According to some reports, every dollar worth of collateral in the system was at risk – a very scary thought.

But how legitimate were these claims, and how close were we really to a MakerDAO apocalypse?

Real bug, fake news

It turns out the bug was very real. Upon closer inspection, however, the facts were somewhat twisted and the panic was unjustified.

Here are a few reasons why the MakerDAO bug headlines were little more than clickbait:

  1. The bug only would have affected the new Multi-Collateral Dai (MCD) smart contract, which will not be released for some time

Headlines were purposely worded so that the flaw appeared to affect the current smart contract – something that could’ve been catastrophic. The reality, however, is that the MCD upgrade does not go live for some time, and is still under testing – which brings us to our next point.

  1. The bug was found during a testing phase, and reported via the bug bounty program

This is nothing out of the ordinary for software releases in the crypto (or general tech) world. Testing phases and bug bounties are designed for discovering these flaws, and fixing them before the release date. Although the exploit was a serious one, it is unlikely that it would’ve remained undiscovered by the time the MCD smart contract was deployed.
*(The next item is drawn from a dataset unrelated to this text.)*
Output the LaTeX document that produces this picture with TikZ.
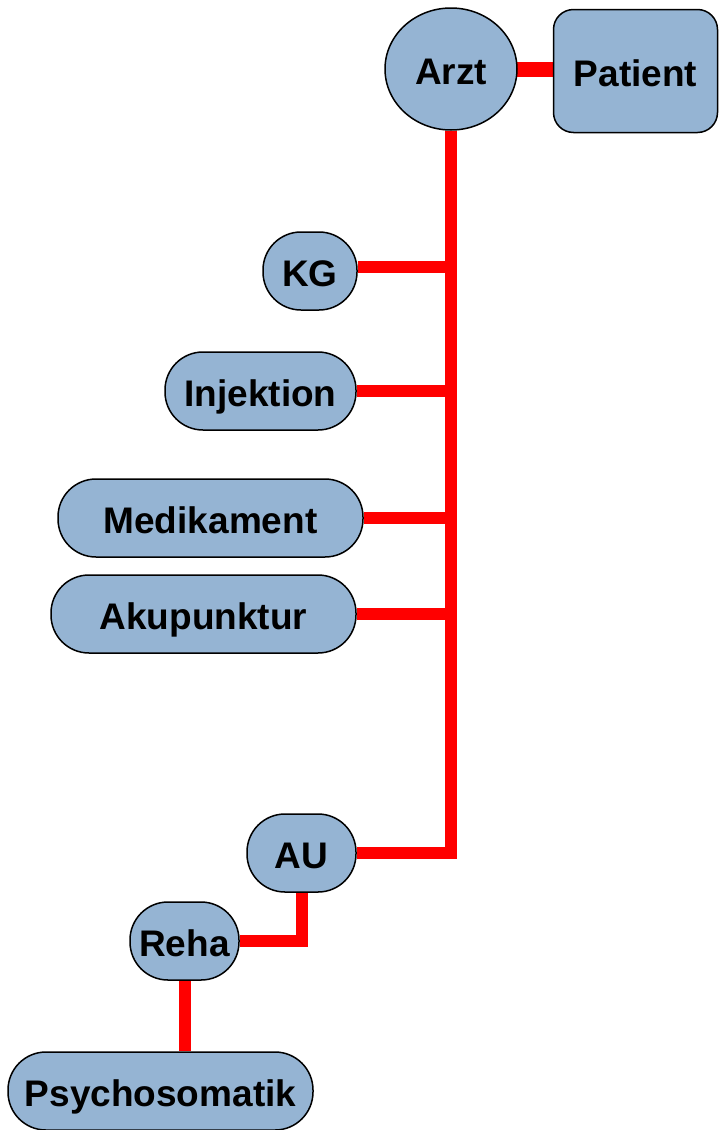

  1. It’s been patched, and quickly at that

The flaw was nothing that the team couldn’t fix in a heartbeat. The flaw has been fixed, and will not be exploitable once MCD is finally launched.

What was the bug?

When the value of a user’s collateralized debt position (CDP) in MakerDAO drops below a threshold value (creating a risk of default), the system is designed to automatically liquidate this collateral.

This liquidation is done via auction, and paid for in DAI.

The bug in the code was a lack of validation mechanism for offers made in such auctions; users could make a fake offer any amount of DAI, and purchase collateral with this non-existent money.

Worst-case Scenario

This bug would have had the most impact during a “liquidation phase”. This is a rare event in which the entire Dai system is halted, and all positions are liquidated at a fixed rate.

Since all collateral is liquidated simultaneously, all funds in the system would have been put at risk.

Such a liquidation phase is extremely rare, however, and can only be initiated via a stakeholder vote. This is reserved for special cases, regarding a system threat or software upgrade.